TASK OBJECTIVE: Quote from the first line below through the line that contains "const side = sideColors[index];", both included, and leave the pictures out.

# Start of DATA SHOWN

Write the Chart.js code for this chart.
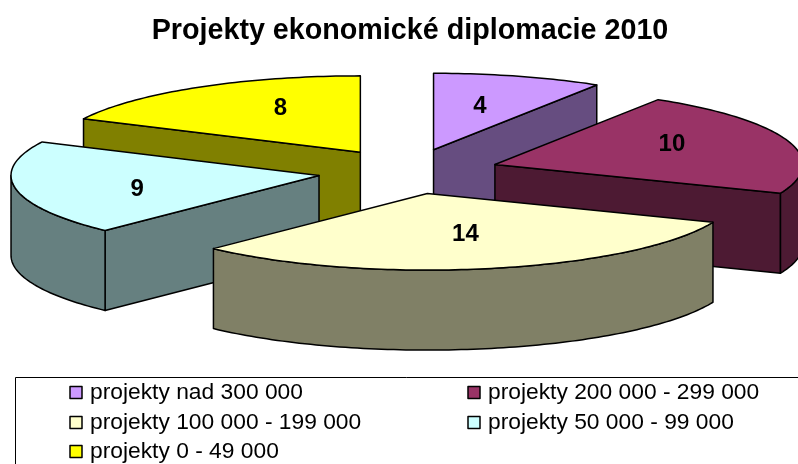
<!DOCTYPE html>
<html>
<head>
<meta charset="utf-8">
<style>
    html, body { margin: 0; padding: 0; background: #fff; overflow: hidden; }
    canvas { display: block; }
</style>
<script src="https://cdn.jsdelivr.net/npm/chart.js@4"></script>
</head>
<body>
<canvas id="pieChart" width="798" height="464"></canvas>
<script>
// Data
const titleText = 'Projekty ekonomické diplomacie 2010';
const categories = [
    'projekty nad 300 000',
    'projekty 200 000 - 299 000',
    'projekty 100 000 - 199 000',
    'projekty 50 000 - 99 000',
    'projekty 0 - 49 000'
];
const values = [4, 10, 14, 9, 8];

const topColors = ['#CC99FF', '#993366', '#FFFFCC', '#CCFFFF', '#FFFF00'];
const sideColors = ['#664D80', '#4D1A33', '#808066', '#668080', '#808000'];

// Layout of the tilted pie on the page
const pieCenter = { x: 408.5, y: 171.5 };
const radiusX = 308;
const radiusY = 76.5;
const pieDepth = 80;
const explode = 0.295;
const labelRadius = 0.57;
const labelNudge = [[-2, -2], [10, -6.5], [1.5, -1.6], [-9, 6.4], [13, -7]];

// Screen position of a point on the pie plane (r = 1 is the rim)
function project(apex, angle, r) {
    return {
        x: apex.x + Math.cos(angle) * r * radiusX,
        y: apex.y + Math.sin(angle) * r * radiusY
    };
}

function drawFace(ctx, points, color) {
    ctx.beginPath();
    points.forEach((p, i) => i ? ctx.lineTo(p.x, p.y) : ctx.moveTo(p.x, p.y));
    ctx.closePath();
    ctx.fillStyle = color;
    ctx.fill();
    ctx.stroke();
}

function rimPoints(apex, from, to) {
    const pts = [];
    const steps = Math.max(2, Math.ceil((to - from) / 0.02));
    for (let i = 0; i <= steps; i++) {
        pts.push(project(apex, from + (to - from) * i / steps, 1));
    }
    return pts;
}

const down = (p) => ({ x: p.x, y: p.y + pieDepth });

function drawSlice(ctx, s) {
    const { apex, start, end, index } = s;
    const side = sideColors[index];

    // Only the walls that look toward the viewer
    if (Math.cos(start) < -1e-6) {
        const p = project(apex, start, 1);
        drawFace(ctx, [apex, p, down(p), down(apex)], side);
    }
    if (Math.cos(end) > 1e-6) {
        const p = project(apex, end, 1);
        drawFace(ctx, [apex, p, down(p), down(apex)], side);
    }

    // Front part of the rim
    const ranges = [[start, end], [start - Math.PI * 2, end - Math.PI * 2], [start + Math.PI * 2, end + Math.PI * 2]];
    ranges.forEach(([a, b]) => {
        const from = Math.max(a, 0);
        const to = Math.min(b, Math.PI);
        if (to > from) {
            const rim = rimPoints(apex, from, to);
            drawFace(ctx, rim.concat(rim.map(down).reverse()), side);
        }
    });

    // Top of the slice
    drawFace(ctx, [apex].concat(rimPoints(apex, start, end)), topColors[index]);
}

const tiltedPie = {
    id: 'tiltedPie',
    // The flat arcs are replaced by the tilted version below
    beforeDatasetsDraw() { return false; },
    afterDraw(chart) {
        const ctx = chart.ctx;
        const arcs = chart.getDatasetMeta(0).data;
        const slices = arcs.map((arc, index) => {
            const mid = (arc.startAngle + arc.endAngle) / 2;
            return {
                index,
                mid,
                start: arc.startAngle,
                end: arc.endAngle,
                apex: project(pieCenter, mid, explode)
            };
        });

        ctx.save();
        ctx.strokeStyle = '#000';
        ctx.lineWidth = 1.5;
        ctx.lineJoin = 'round';
        slices.slice().sort((a, b) => a.apex.y - b.apex.y).forEach(s => drawSlice(ctx, s));

        // Value labels
        ctx.fillStyle = '#000';
        ctx.font = 'bold 24px "Liberation Sans", Arial, sans-serif';
        ctx.textAlign = 'center';
        ctx.textBaseline = 'middle';
        slices.forEach(s => {
            const p = project(s.apex, s.mid, labelRadius);
            ctx.fillText(String(values[s.index]), p.x + labelNudge[s.index][0], p.y + labelNudge[s.index][1]);
        });

        drawLegend(ctx);
        ctx.restore();
    }
};

function drawLegend(ctx) {
    // Frame runs off the right and bottom edges
    ctx.lineWidth = 1;
    ctx.strokeStyle = '#000';
    ctx.beginPath();
    ctx.moveTo(15.5, 464);
    ctx.lineTo(15.5, 377.5);
    ctx.lineTo(798, 377.5);
    ctx.stroke();

    const colX = [70, 468];
    const rowY = [392, 422, 451];
    ctx.font = '22.8px "Liberation Sans", Arial, sans-serif';
    ctx.textAlign = 'left';
    ctx.textBaseline = 'middle';
    categories.forEach((label, i) => {
        const x = colX[i % 2];
        const y = rowY[Math.floor(i / 2)];
        ctx.fillStyle = topColors[i];
        ctx.lineWidth = 1.5;
        ctx.fillRect(x, y - 5.5, 12, 12);
        ctx.strokeRect(x, y - 5.5, 12, 12);
        ctx.fillStyle = '#000';
        ctx.fillText(label, x + 20, y + 1);
    });
}

new Chart(document.getElementById('pieChart'), {
    type: 'pie',
    data: {
        labels: categories,
        datasets: [{ data: values, backgroundColor: topColors }]
    },
    options: {
        responsive: false,
        animation: false,
        layout: { padding: { left: 22 } },
        plugins: {
            legend: { display: false },
            tooltip: { enabled: false },
            title: {
                display: true,
                text: titleText,
                color: '#000',
                font: { family: '"Liberation Sans", Arial, sans-serif', size: 28.7, weight: 'bold' },
                padding: { top: 14, bottom: 10 }
            }
        }
    },
    plugins: [tiltedPie]
});
</script>
</body>
</html>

# End of DATA SHOWN

ANSWER TO THE EXERCISE:
Write the Chart.js code for this chart.
<!DOCTYPE html>
<html>
<head>
<meta charset="utf-8">
<style>
    html, body { margin: 0; padding: 0; background: #fff; overflow: hidden; }
    canvas { display: block; }
</style>
<script src="https://cdn.jsdelivr.net/npm/chart.js@4"></script>
</head>
<body>
<canvas id="pieChart" width="798" height="464"></canvas>
<script>
// Data
const titleText = 'Projekty ekonomické diplomacie 2010';
const categories = [
    'projekty nad 300 000',
    'projekty 200 000 - 299 000',
    'projekty 100 000 - 199 000',
    'projekty 50 000 - 99 000',
    'projekty 0 - 49 000'
];
const values = [4, 10, 14, 9, 8];

const topColors = ['#CC99FF', '#993366', '#FFFFCC', '#CCFFFF', '#FFFF00'];
const sideColors = ['#664D80', '#4D1A33', '#808066', '#668080', '#808000'];

// Layout of the tilted pie on the page
const pieCenter = { x: 408.5, y: 171.5 };
const radiusX = 308;
const radiusY = 76.5;
const pieDepth = 80;
const explode = 0.295;
const labelRadius = 0.57;
const labelNudge = [[-2, -2], [10, -6.5], [1.5, -1.6], [-9, 6.4], [13, -7]];

// Screen position of a point on the pie plane (r = 1 is the rim)
function project(apex, angle, r) {
    return {
        x: apex.x + Math.cos(angle) * r * radiusX,
        y: apex.y + Math.sin(angle) * r * radiusY
    };
}

function drawFace(ctx, points, color) {
    ctx.beginPath();
    points.forEach((p, i) => i ? ctx.lineTo(p.x, p.y) : ctx.moveTo(p.x, p.y));
    ctx.closePath();
    ctx.fillStyle = color;
    ctx.fill();
    ctx.stroke();
}

function rimPoints(apex, from, to) {
    const pts = [];
    const steps = Math.max(2, Math.ceil((to - from) / 0.02));
    for (let i = 0; i <= steps; i++) {
        pts.push(project(apex, from + (to - from) * i / steps, 1));
    }
    return pts;
}

const down = (p) => ({ x: p.x, y: p.y + pieDepth });

function drawSlice(ctx, s) {
    const { apex, start, end, index } = s;
    const side = sideColors[index];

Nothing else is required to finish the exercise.